Yargıtay Kararı 13. Hukuk Dairesi 2013/7011 E. 2014/4186 K. 18.02.2014 T.

YARGITAY KARARI
DAİRE : 13. Hukuk Dairesi
ESAS NO : 2013/7011
KARAR NO : 2014/4186
KARAR TARİHİ : 18.02.2014

MAHKEMESİ : İstanbul 1. Tüketici Mahkemesi
TARİHİ : 02/03/2012
NUMARASI : 2011/538-2012/189

Taraflar arasındaki itirazın iptali davasının yapılan yargılaması sonunda ilamda yazılı nedenlerden dolayı davanın kabulüne yönelik olarak verilen hükmün davalı avukatınca duruşmalı olarak temyiz edilmesi üzerine ilgililere çağrı kağıdı gönderilmişti.
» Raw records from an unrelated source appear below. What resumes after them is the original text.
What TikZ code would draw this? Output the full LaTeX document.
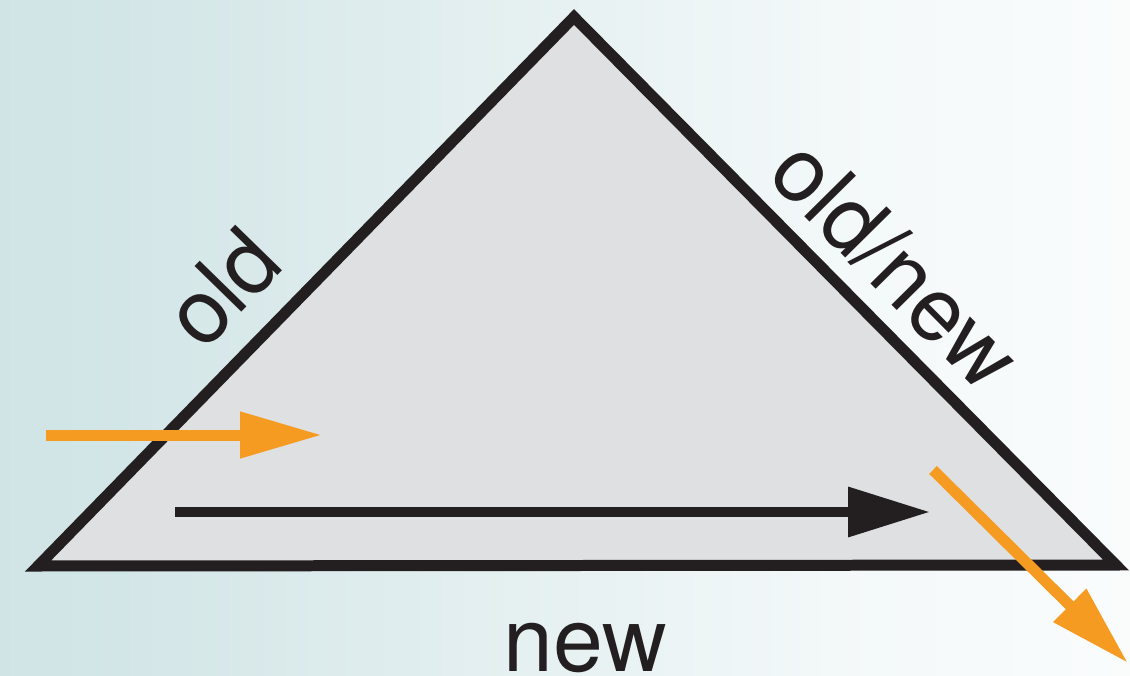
\documentclass[tikz,border=0pt]{standalone}
\usepackage{fontspec}
\setmainfont{TeX Gyre Heros}
\usetikzlibrary{arrows.meta}

\definecolor{bgteal}{RGB}{196,221,223}
\definecolor{wedgegray}{RGB}{223,224,226}
\definecolor{inkblack}{RGB}{35,31,32}
\definecolor{flowora}{RGB}{246,155,34}
\pgfdeclarehorizontalshading{bgfade}{100bp}{color(0bp)=(bgteal); color(30bp)=(bgteal!75!white); color(62bp)=(bgteal!20!white); color(85bp)=(white); color(100bp)=(white)}

\begin{document}
\begin{tikzpicture}[x=0.02cm, y=-0.02cm,
  side/.style={draw=inkblack, line width=0.22cm, line join=miter, fill=wedgegray},
  lbl/.style={inner sep=0pt, text=inkblack, font=\fontsize{51}{60}\selectfont},
  oraflow/.style={draw=flowora, line width=0.22cm, -{Triangle[length=1.64cm, width=0.88cm]}},
  blkflow/.style={draw=inkblack, line width=0.2cm, -{Triangle[length=1.64cm, width=0.96cm]}}]

% background
\useasboundingbox (0,0) rectangle (1130,676);
\shade[shading=bgfade] (0,0) rectangle (1130,676);

% Define the corners of the triangle
\coordinate (L) at (38,566);
\coordinate (T) at (574,17);
\coordinate (R) at (1116,565);
\draw[side] (L) -- (T) -- (R) -- cycle;

% Labels of the sides
\node[lbl, rotate=45.7] (oldlbl) at (222,287) {old};
\node[lbl, rotate=-45.3] (mixlbl) at (896,264) {old/new};
\node[lbl] (newlbl) at (585,648) {new};

% Ends of the arrows
\coordinate (inA) at (46,435);
\coordinate (inB) at (322,435);
\coordinate (runA) at (175,512);
\coordinate (runB) at (930,512);
\coordinate (outA) at (933,470);
\coordinate (outB) at (1128,663);

% Draw the arrows
\draw[blkflow] (runA) -- (runB);
\draw[oraflow] (inA) -- (inB);
\draw[oraflow] (outA) -- (outB);

\end{tikzpicture}
\end{document}
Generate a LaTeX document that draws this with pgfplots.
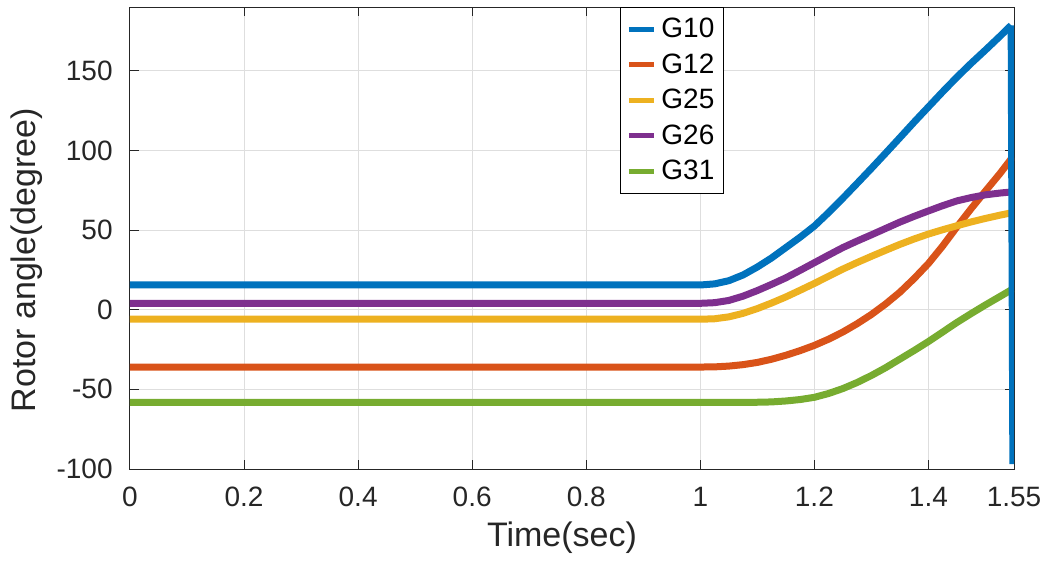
\documentclass[border=0pt]{standalone}
\usepackage{fontspec}
\setmainfont{Liberation Sans}
\usepackage{pgfplots}
\pgfplotsset{compat=1.18}

\definecolor{mblue}{rgb}{0,0.447,0.741}
\definecolor{morange}{rgb}{0.850,0.325,0.098}
\definecolor{myellow}{rgb}{0.929,0.694,0.125}
\definecolor{mpurple}{rgb}{0.494,0.184,0.556}
\definecolor{mgreen}{rgb}{0.466,0.674,0.188}

\begin{document}
\begin{tikzpicture}
% page = 524.5pt x 281pt, axis box 442pt x 231pt
\useasboundingbox (-65pt,-46.5pt) rectangle (459.5pt,234.5pt);
\begin{axis}[
  scale only axis, width=442pt, height=231pt,
  xmin=0, xmax=1.55, ymin=-100, ymax=190,
  xtick={0,0.2,0.4,0.6,0.8,1,1.2,1.4,1.55},
  xticklabels={0,0.2,0.4,0.6,0.8,1,1.2,1.4,1.55},
  ytick={-100,-50,0,50,100,150},
  yticklabels={-100,-50,0,50,100,150},
  grid=major, grid style={black!13, line width=0.5pt},
  tick align=inside, major tick length=4.5pt,
  axis line style={black!85, line width=0.5pt},
  tick style={black!85, line width=0.5pt},
  ticklabel style={font=\fontsize{14}{16}\selectfont, text=black!85},
  xticklabel style={anchor=base, inner sep=0pt, yshift=-18.8pt},
  yticklabel style={anchor=east, inner sep=0pt, xshift=-8.5pt},
  xlabel={Time(sec)}, ylabel={Rotor angle(degree)},
  label style={font=\fontsize{17}{19}\selectfont, text=black!85},
  xlabel style={at={(axis description cs:0.4887,-0.1688)}, anchor=base},
  ylabel style={at={(axis description cs:-0.1165,0.452)}, anchor=center},
  every axis plot/.append style={line width=3.5pt, line join=round},
  legend cell align=left,
  legend image code/.code={\draw[#1, line width=2.5pt] (0pt,0pt) -- (12.5pt,0pt);},
  legend style={at={(0.613,1)}, anchor=north, draw=black, line width=0.5pt,
    font=\fontsize{14}{16}\selectfont, row sep=3.5pt, column sep=1pt,
    inner xsep=3pt, inner ysep=3.75pt,
    nodes={inner sep=1.5pt}},
]
\addplot[mblue] coordinates {
(0,15.5) (1.0,15.5) (1.025,16.2) (1.05,18.2) (1.075,21.8) (1.1,26.8)
(1.125,32.5) (1.15,39) (1.175,45.5) (1.2,52.5) (1.225,61) (1.25,70)
(1.275,79.3) (1.3,88.7) (1.325,98.3) (1.35,108) (1.375,117.8) (1.4,127.3)
(1.425,136.8) (1.45,146) (1.475,154.7) (1.5,163) (1.525,171.5) (1.545,178.5)};
\addlegendentry{G10}
\addplot[morange] coordinates {
(0,-36) (1.0,-36) (1.025,-35.9) (1.05,-35.4) (1.075,-34.5) (1.1,-33.1)
(1.125,-31.1) (1.15,-28.6) (1.175,-25.7) (1.2,-22.4) (1.225,-18.5) (1.25,-14)
(1.275,-8.8) (1.3,-3) (1.325,3.6) (1.35,11) (1.375,19.6) (1.4,29)
(1.425,40) (1.45,52) (1.475,63.5) (1.5,74.5) (1.525,85.3) (1.548,96)};
\addlegendentry{G12}
\addplot[myellow] coordinates {
(0,-6) (1.0,-6) (1.025,-5.7) (1.05,-4.5) (1.075,-2.3) (1.1,0.7)
(1.125,4.2) (1.15,8) (1.175,12.2) (1.2,16.5) (1.225,21) (1.25,25.5)
(1.275,29.6) (1.3,33.5) (1.325,37.3) (1.35,41) (1.375,44.4) (1.4,47.5)
(1.425,50.2) (1.45,52.7) (1.475,55.1) (1.5,57.3) (1.525,59.3) (1.548,61)};
\addlegendentry{G25}
\addplot[mpurple] coordinates {
(0,4) (1.0,4) (1.025,4.4) (1.05,5.8) (1.075,8.5) (1.1,12)
(1.125,15.9) (1.15,20) (1.175,24.7) (1.2,29.5) (1.225,34.3) (1.25,39)
(1.275,43.1) (1.3,47) (1.325,51) (1.35,55) (1.375,58.6) (1.4,62)
(1.425,65.3) (1.45,68.3) (1.475,70.4) (1.5,72.1) (1.525,73.2) (1.548,74)};
\addlegendentry{G26}
\addplot[mgreen] coordinates {
(0,-58.2) (1.075,-58.2) (1.1,-58.1) (1.125,-57.9) (1.15,-57.3) (1.175,-56.4)
(1.2,-55) (1.225,-52.6) (1.25,-49.5) (1.275,-45.7) (1.3,-41.3) (1.325,-36.4)
(1.35,-31) (1.375,-25.6) (1.4,-20) (1.425,-14) (1.45,-8) (1.475,-2.4)
(1.5,3) (1.525,8.2) (1.548,13)};
\addlegendentry{G31}
\addplot[mblue, forget plot] coordinates {(1.545,178.5) (1.548,-97)};
\end{axis}
\end{tikzpicture}
\end{document}
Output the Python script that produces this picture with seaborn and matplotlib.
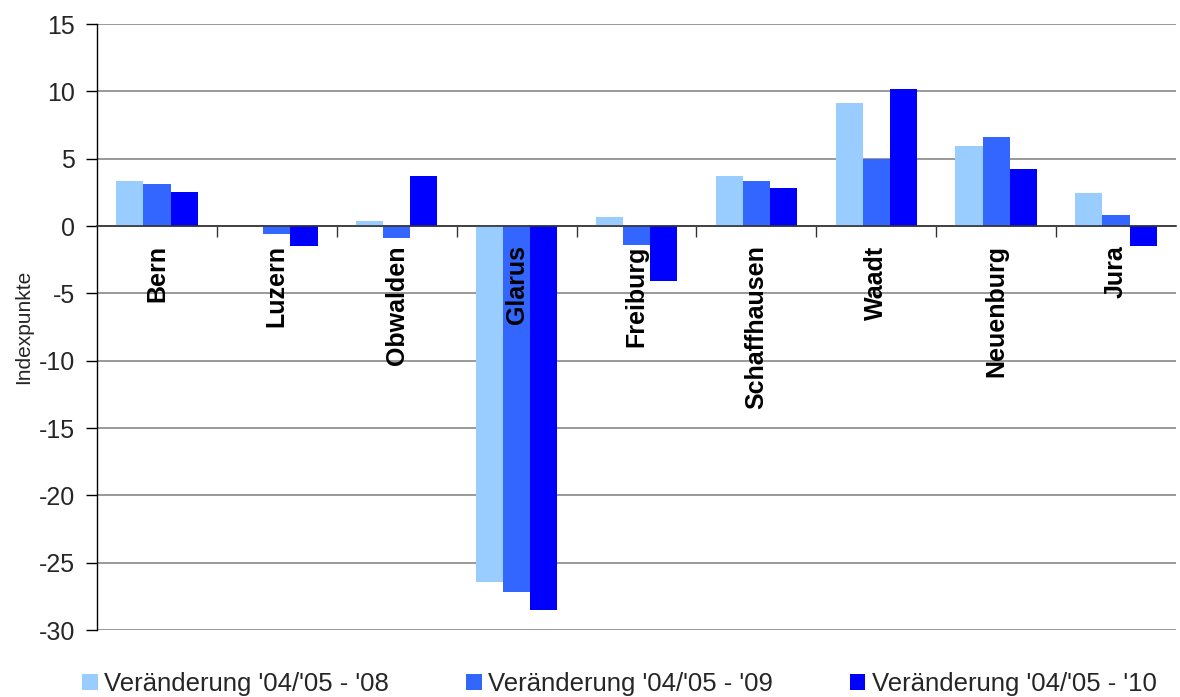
import numpy as np
import pandas as pd
import matplotlib
matplotlib.use("Agg")
import matplotlib.pyplot as plt
import seaborn as sns

categories = ["Bern", "Luzern", "Obwalden", "Glarus", "Freiburg",
              "Schaffhausen", "Waadt", "Neuenburg", "Jura"]
series_names = ["Veränderung '04/'05 - '08", "Veränderung '04/'05 - '09",
                "Veränderung '04/'05 - '10"]
v08 = [3.35, 0.0, 0.4, -26.4, 0.7, 3.7, 9.1, 5.95, 2.45]
v09 = [3.1, -0.6, -0.9, -27.2, -1.4, 3.35, 4.95, 6.6, 0.85]
v10 = [2.55, -1.5, 3.7, -28.55, -4.05, 2.8, 10.2, 4.25, -1.45]
yticks = [15, 10, 5, 0, -5, -10, -15, -20, -25, -30]
colors = ["#99CCFF", "#3366FF", "#0000FF"]

rows = []
for name, vals in zip(series_names, [v08, v09, v10]):
    for c, v in zip(categories, vals):
        rows.append({"Kanton": c, "Serie": name, "Wert": v})
df = pd.DataFrame(rows)

sns.set_style("white")
plt.rcParams["font.family"] = ["Liberation Sans", "DejaVu Sans"]

fig = plt.figure(figsize=(11.8, 6.97), dpi=100)
ax = fig.add_axes([97/1180, 1-630/697, (1176-97)/1180, (630-24)/697])

sns.barplot(data=df, x="Kanton", y="Wert", hue="Serie", order=categories,
            hue_order=series_names, palette=colors, saturation=1,
            width=0.68, gap=0, ax=ax, errorbar=None, legend=True, linewidth=0)

ax.set_ylim(-30, 15)
ax.set_xlim(-0.5, len(categories) - 0.5)
ax.set_yticks(yticks)
ax.set_yticklabels([str(t) for t in yticks], fontsize=18)
ax.yaxis.grid(True, color="#999999", linewidth=1.4)
ax.set_axisbelow(True)
ax.tick_params(axis="y", direction="out", length=8, width=1, color="black", left=True, pad=8)

for s in ["top", "right"]:
    ax.spines[s].set_visible(False)
ax.spines["left"].set_color("black")
ax.spines["left"].set_linewidth(1)
ax.spines["bottom"].set_position(("data", 0))
ax.spines["bottom"].set_color("#333333")
ax.spines["bottom"].set_linewidth(1.2)

ax.set_xticks(np.arange(0.5, len(categories) - 0.5, 1.0))
ax.set_xticklabels([])
ax.tick_params(axis="x", which="major", direction="out", length=8, width=1, color="#333333", bottom=True)

for i, c in enumerate(categories):
    ax.annotate(c, xy=(i, 0), xycoords="data", xytext=(0, -14), textcoords="offset points",
                rotation=90, ha="center", va="top", fontsize=18, fontweight="bold",
                color="black", zorder=10)

ax.set_xlabel("")
ax.set_ylabel("Indexpunkte", fontsize=15, labelpad=4)

handles, labels = ax.get_legend_handles_labels()
ax.legend_.remove()
fig.legend(handles, labels, loc="center", bbox_to_anchor=(0.525, 0.019), ncol=3,
           frameon=False, fontsize=18.5, handlelength=0.6, handleheight=0.6,
           handletextpad=0.25, columnspacing=3.0)

fig.savefig("out.png", dpi=100)
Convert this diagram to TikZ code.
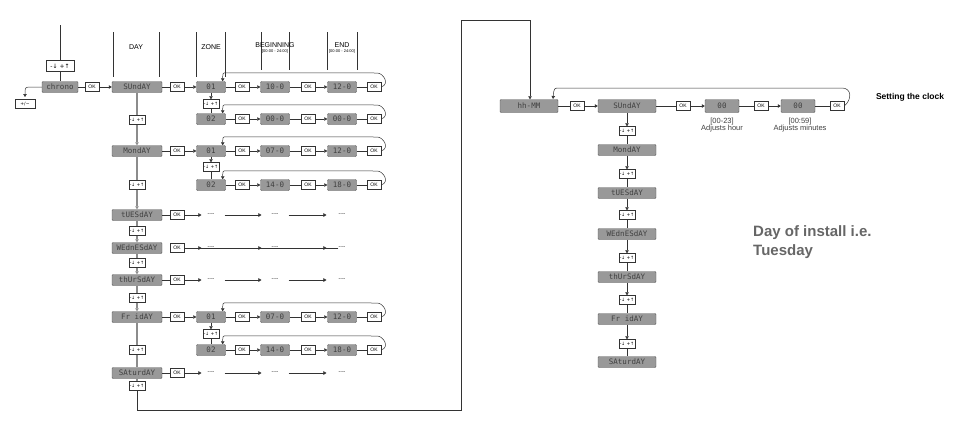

Belli günde davalı vekili avukat T… C.. ile davacı vekili avukat A.. E… Ö..’in gelmiş olmalarıyla duruşmaya başlanılmış ve hazır bulunan avukatların sözlü açıklamaları dinlenildikten sonra karar için başka güne bırakılmıştı. Bu kez temyiz dilekçesinin süresinde olduğu saptanarak dosya incelendi, gereği konuşulup düşünüldü.
KARAR
Davacı banka, davalı ile arasında imzalanan kredi sözleşmesi gereğince davalı tarafından kullanılan kredinin geri ödenmemesi üzerine alacağın tahsili için davalı hakkında icra takibi yapıldığını, davalının haksız şekilde borca ve ferilerine itiraz ettiğini ileri sürerek, davalı borçlunun icra takibine itirazının iptaline, takibin devamına, %40’dan aşağı olmamak üzere icra inkar tazminatının davalıdan tahsiline karar verilmesini istemiştir.
Davalı yargılama esnasında, davacı ile arasında imzalanan bir sözleşme olmadığını, sunulacak makbuz ve belgelerin sahte olacağını belirterek davanın reddini dilemiştir.
Mahkemece, davanın kabulü ile davalının icra dosyasına yaptığı itirazın iptaline karar verilmiş, hüküm davalı tarafından temyiz edilmiştir.
Davacı eldeki dava ile, davalı tarafından kullanılan kredinin ödenmemesi üzerine yapılan icra takibine davalı tarafça yapılan haksız itirazın iptalini istemiş, davalı ise, davacı tarafça delil olarak sunulan kredi sözleşmesi ve kendi imzası bulunan tüm belgelerin sahte olduğunu, davacı banka çalışanları hakkında suç duyurusunda bulunduğunu yine davacı banka aleyhine İstanbul 9.Asliye Hukuk Mahkemesinin 2012/138 Esas sayılı dosyasında borçlu olmadığının tespiti için menfi tespit davası açtığını savunarak davanın reddini dilemiştir. Hal böyle olunca mahkemece, davalının suç duyurusuna esas İstanbul C.Başsavcılığına ait 2012/56237 Esas sayılı soruşturma dosyası ile İstanbul 9.Asliye Hukuk Mahkemesinin 2012/138 Esas sayılı dosyasının incelenerek, akabinde davaya konu kredi sözleşmesinde yer alan imzaların davalının eli ürünü olup olmadığının tespiti noktasında yaptırılacak bilirkişi incelemesi neticesinde hasıl olacak sonuca göre hüküm tesisi gerekirken yazılı şekilde eksik inceleme ile hüküm tesisi usul ve yasaya aykırı olup bozma nedenidir.
SONUÇ: Yukarıda açıklanan nedenle davalının temyiz itirazlarının kabulü ile kararın davalı yararına BOZULMASINA, 1.100,00 TL duruşma avukatlık parasının davacıdan alınarak davalıya ödenmesine, peşin alınan 21.15 TL. temyiz harcının istek halinde iadesine, HUMK’nun 440/1 maddesi uyarınca tebliğden itibaren 15 gün içerisinde karar düzeltme yolu açık olmak üzere, 18.2.2014 gününde oybirliğiyle karar verildi.